# Steamspiele starten nach Mainboardwechsel nicht mehr



## micsterni14 (11. Januar 2015)

Hallo zum Sonntag, nachdem ich es nun endlich einmal geschafft habe mein Mainboard zu wechseln, stellte ich fest das die Steamspiele nicht mehr starten.
Fehlermeldung ist "License is requiered". Ansonsten funktioniert Win7 tadellos und es war in keinster Weise eine Neuinstallation notwendig.

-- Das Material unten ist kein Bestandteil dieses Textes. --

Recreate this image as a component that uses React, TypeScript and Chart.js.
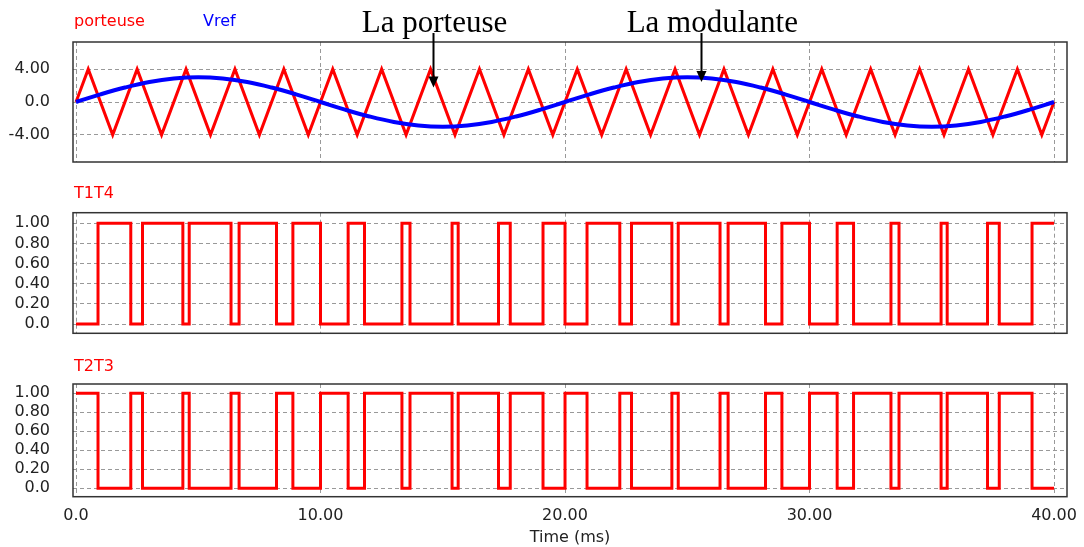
import React, { useEffect, useRef } from 'react';
import { Chart, registerables } from 'chart.js';

Chart.register(...registerables);

// ---- data ----
const carrierTime = [0, 0.5, 1.5, 2.5, 3.5, 4.5, 5.5, 6.5, 7.5, 8.5, 9.5, 10.5, 11.5, 12.5, 13.5, 14.5, 15.5, 16.5, 17.5, 18.5, 19.5, 20.5, 21.5, 22.5, 23.5, 24.5, 25.5, 26.5, 27.5, 28.5, 29.5, 30.5, 31.5, 32.5, 33.5, 34.5, 35.5, 36.5, 37.5, 38.5, 39.5, 40];
const carrierValue = [0, 4, -4, 4, -4, 4, -4, 4, -4, 4, -4, 4, -4, 4, -4, 4, -4, 4, -4, 4, -4, 4, -4, 4, -4, 4, -4, 4, -4, 4, -4, 4, -4, 4, -4, 4, -4, 4, -4, 4, -4, 0];

const vrefTime = [0, 1, 2, 3, 4, 5, 6, 7, 8, 9, 10, 11, 12, 13, 14, 15, 16, 17, 18, 19, 20, 21, 22, 23, 24, 25, 26, 27, 28, 29, 30, 31, 32, 33, 34, 35, 36, 37, 38, 39, 40];
const vrefValue = [0, 0.93, 1.76, 2.43, 2.85, 3, 2.85, 2.43, 1.76, 0.93, 0, -0.93, -1.76, -2.43, -2.85, -3, -2.85, -2.43, -1.76, -0.93, 0, 0.93, 1.76, 2.43, 2.85, 3, 2.85, 2.43, 1.76, 0.93, 0, -0.93, -1.76, -2.43, -2.85, -3, -2.85, -2.43, -1.76, -0.93, 0];

// switching instants (ms) of the PWM signals
const switchTimes = [0.9, 2.24, 2.72, 4.37, 4.63, 6.34, 6.67, 8.2, 8.87, 10.0, 11.13, 11.8, 13.33, 13.66, 15.38, 15.63, 17.28, 17.76, 19.1, 20.0, 20.9, 22.24, 22.72, 24.37, 24.63, 26.34, 26.67, 28.2, 28.87, 30.0, 31.13, 31.8, 33.33, 33.66, 35.38, 35.63, 37.28, 37.76, 39.1];
const t1t4Start = 0;
const t2t3Start = 1;
const endTime = 40;

const xTickValues = [0, 10, 20, 30, 40];
const xTickLabels = ['0.0', '10.00', '20.00', '30.00', '40.00'];
const topTickValues = [-4, 0, 4];
const topTickLabels = ['-4.00', '0.0', '4.00'];
const pwmTickValues = [0, 0.2, 0.4, 0.6, 0.8, 1];
const pwmTickLabels = ['0.0', '0.20', '0.40', '0.60', '0.80', '1.00'];

const seriesNames = ['porteuse', 'Vref', 'T1T4', 'T2T3'];
const annotationTexts = ['La porteuse', 'La modulante'];
const annotationTextTime = [11.69, 22.52];
const annotationArrowTime = [14.61, 25.55];
const annotationArrowTip = [1.77, 2.43];

// ---- helpers ----
const RED = '#ff0000';
const BLUE = '#0000ff';
const FONT = { family: '"DejaVu Sans", sans-serif', size: 16 };

function toPoints(xs: number[], ys: number[]) {
  return xs.map((x, i) => ({ x, y: ys[i] }));
}

function pwmPoints(start: number) {
  const pts = [{ x: 0, y: start }];
  let s = start;
  for (const t of switchTimes) {
    pts.push({ x: t, y: s });
    s = 1 - s;
    pts.push({ x: t, y: s });
  }
  pts.push({ x: endTime, y: s });
  return pts;
}

const framePlugin = {
  id: 'frame',
  afterDatasetsDraw(chart: any, _a: any, opts: any) {
    const { ctx, chartArea: a } = chart;
    ctx.save();
    ctx.strokeStyle = '#333';
    ctx.lineWidth = 1.5;
    ctx.strokeRect(a.left, a.top, a.right - a.left, a.bottom - a.top);
    ctx.font = '16px "DejaVu Sans", sans-serif';
    ctx.textBaseline = 'alphabetic';
    ctx.textAlign = 'left';
    for (const l of opts.labels || []) {
      ctx.fillStyle = l.color;
      ctx.fillText(l.text, a.left + l.dx, a.top - l.dy);
    }
    const notes = opts.notes || [];
    if (notes.length) {
      const xs = chart.scales.x;
      const ys = chart.scales.y;
      ctx.font = '31px "Liberation Serif", "Times New Roman", serif';
      ctx.fillStyle = '#000';
      ctx.strokeStyle = '#000';
      for (const n of notes) {
        const tx = xs.getPixelForValue(n.textTime);
        ctx.fillText(n.text, tx, a.top - 10.3);
        const ax = Math.round(xs.getPixelForValue(n.arrowTime)) + 0.5;
        const tip = ys.getPixelForValue(n.tip);
        ctx.lineWidth = 2;
        ctx.beginPath();
        ctx.moveTo(ax, a.top - 9);
        ctx.lineTo(ax, tip - 8);
        ctx.stroke();
        ctx.beginPath();
        ctx.moveTo(ax, tip);
        ctx.lineTo(ax - 5, tip - 11);
        ctx.lineTo(ax + 5, tip - 11);
        ctx.closePath();
        ctx.fill();
      }
    }
    ctx.restore();
  },
};

function makeConfig(p: {
  datasets: any[];
  yMin: number;
  yMax: number;
  yTicks: number[];
  yLabels: string[];
  showX: boolean;
  padTop: number;
  padBottom: number;
  xHeight: number;
  labels: any[];
  notes?: any[];
}) {
  return {
    type: 'line' as const,
    data: { datasets: p.datasets },
    plugins: [framePlugin],
    options: {
      responsive: false,
      maintainAspectRatio: false,
      animation: false as const,
      layout: { padding: { left: 0, right: 17, top: p.padTop, bottom: p.padBottom } },
      elements: { point: { radius: 0 } },
      plugins: {
        legend: { display: false },
        tooltip: { enabled: false },
        frame: { labels: p.labels, notes: p.notes || [] },
      },
      scales: {
        x: {
          type: 'linear' as const,
          min: -0.123,
          max: 40.53,
          afterBuildTicks: (s: any) => {
            s.ticks = xTickValues.map((v) => ({ value: v }));
          },
          afterFit: (s: any) => {
            s.height = p.xHeight;
            s.paddingLeft = 0;
            s.paddingRight = 0;
          },
          grid: { color: '#999', lineWidth: 1, drawTicks: false },
          border: { display: false, dash: [4, 3] },
          ticks: {
            display: p.showX,
            padding: 10,
            color: '#222',
            font: FONT,
            maxRotation: 0,
            autoSkip: false,
            callback: (_v: any, i: number) => xTickLabels[i],
          },
          title: {
            display: p.showX,
            text: 'Time (ms)',
            color: '#222',
            font: FONT,
            padding: { top: 0, bottom: 0 },
          },
        },
        y: {
          type: 'linear' as const,
          min: p.yMin,
          max: p.yMax,
          afterBuildTicks: (s: any) => {
            s.ticks = p.yTicks.map((v) => ({ value: v }));
          },
          afterFit: (s: any) => {
            s.width = 73;
            s.paddingTop = 0;
            s.paddingBottom = 0;
          },
          grid: { color: '#999', lineWidth: 1, drawTicks: false },
          border: { display: false, dash: [4, 3] },
          ticks: {
            padding: 23,
            color: '#222',
            font: FONT,
            autoSkip: false,
            callback: (_v: any, i: number) => p.yLabels[i],
          },
        },
      },
    },
  };
}

export default function App() {
  const r1 = useRef<HTMLCanvasElement>(null);
  const r2 = useRef<HTMLCanvasElement>(null);
  const r3 = useRef<HTMLCanvasElement>(null);

  useEffect(() => {
    const c1 = new Chart(
      r1.current as any,
      makeConfig({
        datasets: [
          {
            label: seriesNames[1],
            data: toPoints(vrefTime, vrefValue),
            borderColor: BLUE,
            borderWidth: 4,
            tension: 0.4,
            fill: false,
          },
          {
            label: seriesNames[0],
            data: toPoints(carrierTime, carrierValue),
            borderColor: RED,
            borderWidth: 3,
            tension: 0,
            fill: false,
          },
        ],
        yMin: -7.3,
        yMax: 7.3,
        yTicks: topTickValues,
        yLabels: topTickLabels,
        showX: false,
        padTop: 42,
        padBottom: 8,
        xHeight: 0,
        labels: [
          { text: seriesNames[0], color: RED, dx: 1, dy: 16.3 },
          { text: seriesNames[1], color: BLUE, dx: 130, dy: 16.3 },
        ],
        notes: annotationTexts.map((t, i) => ({
          text: t,
          textTime: annotationTextTime[i],
          arrowTime: annotationArrowTime[i],
          tip: annotationArrowTip[i],
        })),
      }) as any
    );
    const c2 = new Chart(
      r2.current as any,
      makeConfig({
        datasets: [
          { label: seriesNames[2], data: pwmPoints(t1t4Start), borderColor: RED, borderWidth: 3, tension: 0, fill: false },
        ],
        yMin: -0.092,
        yMax: 1.105,
        yTicks: pwmTickValues,
        yLabels: pwmTickLabels,
        showX: false,
        padTop: 42.7,
        padBottom: 6.7,
        xHeight: 0,
        labels: [{ text: seriesNames[2], color: RED, dx: 1, dy: 14.4 }],
      }) as any
    );
    const c3 = new Chart(
      r3.current as any,
      makeConfig({
        datasets: [
          { label: seriesNames[3], data: pwmPoints(t2t3Start), borderColor: RED, borderWidth: 3, tension: 0, fill: false },
        ],
        yMin: -0.088,
        yMax: 1.098,
        yTicks: pwmTickValues,
        yLabels: pwmTickLabels,
        showX: true,
        padTop: 44,
        padBottom: 0,
        xHeight: 50.3,
        labels: [{ text: seriesNames[3], color: RED, dx: 1, dy: 13 }],
      }) as any
    );
    return () => {
      c1.destroy();
      c2.destroy();
      c3.destroy();
    };
  }, []);

  const box = (top: number, h: number): React.CSSProperties => ({
    position: 'absolute',
    left: 0,
    top,
    width: 1084,
    height: h,
  });

  return (
    <div style={{ position: 'absolute', left: 0, top: 0, width: 1084, height: 547, background: '#fff', overflow: 'hidden' }}>
      <div style={box(0, 170)}>
        <canvas ref={r1} width={1084} height={170} style={{ display: 'block' }} />
      </div>
      <div style={box(170, 170)}>
        <canvas ref={r2} width={1084} height={170} style={{ display: 'block' }} />
      </div>
      <div style={box(340, 207)}>
        <canvas ref={r3} width={1084} height={207} style={{ display: 'block' }} />
      </div>
    </div>
  );
}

Kennt jemand das Problem bzw hat jemand eine Idee?


----------



## Ion (11. Januar 2015)

Lösch mal die AppUpdateStats.blob und ClientRegistry.blob in deinem Steamordner.


----------



## keinnick (11. Januar 2015)

Alternativ bzw. zusätzlich zu dem was Ion schrieb kannst Du auch noch mal Virtu MVP testweise deaktivieren, falls Du es installiert hast.


----------



## micsterni14 (11. Januar 2015)

Ok, vielen Dank Ich habe VirtuMVP testweise deinstalliert und nun geht wieder alles.... verstehe wer will.

Super! Ich hoffe das Thema hilft dank Suchfunktion auch mal dem Ein oder Anderen weiter.

MfG


----------